God's instruction to Moses at Sinai comes with a precise choreography. "Go down, and then ascend, thou and Aaron with thee; but let not the priests or the people directly come up to gaze before the Lord, lest He slay them" (Exodus 19:24, Targum Pseudo-Jonathan).

The Targum Pseudo-Jonathan catches a difficulty in the Hebrew. The text refers to kohanim, priests. But this is before Aaron's sons have been consecrated, before the Mishkan, before Sinai's tablets are carved. Who are these priests? The Targumist leaves the term, trusting the reader to understand: these are the firstborn, who served in a priestly role before the tribe of Levi was chosen. They wanted to climb. They were hungry for the fire.
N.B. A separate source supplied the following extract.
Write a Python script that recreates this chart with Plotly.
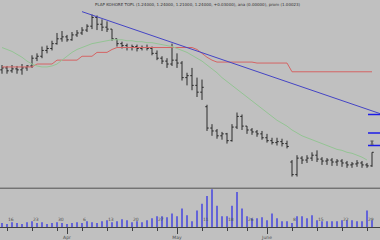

God says no. Only Moses and Aaron. And even they must descend first and re-ascend together, a careful back-and-forth that keeps the boundary intact. The Shekinah on Sinai is not tame. To gaze at it without sanctification is to be consumed.

The word lest He slay them is not a threat but a physics. Holiness unmediated is fatal, the way unshielded sunlight burns. The priests were zealous, and zeal without structure is its own kind of idolatry.

The takeaway: closeness to the Divine is not a reward for enthusiasm; it is a discipline of order.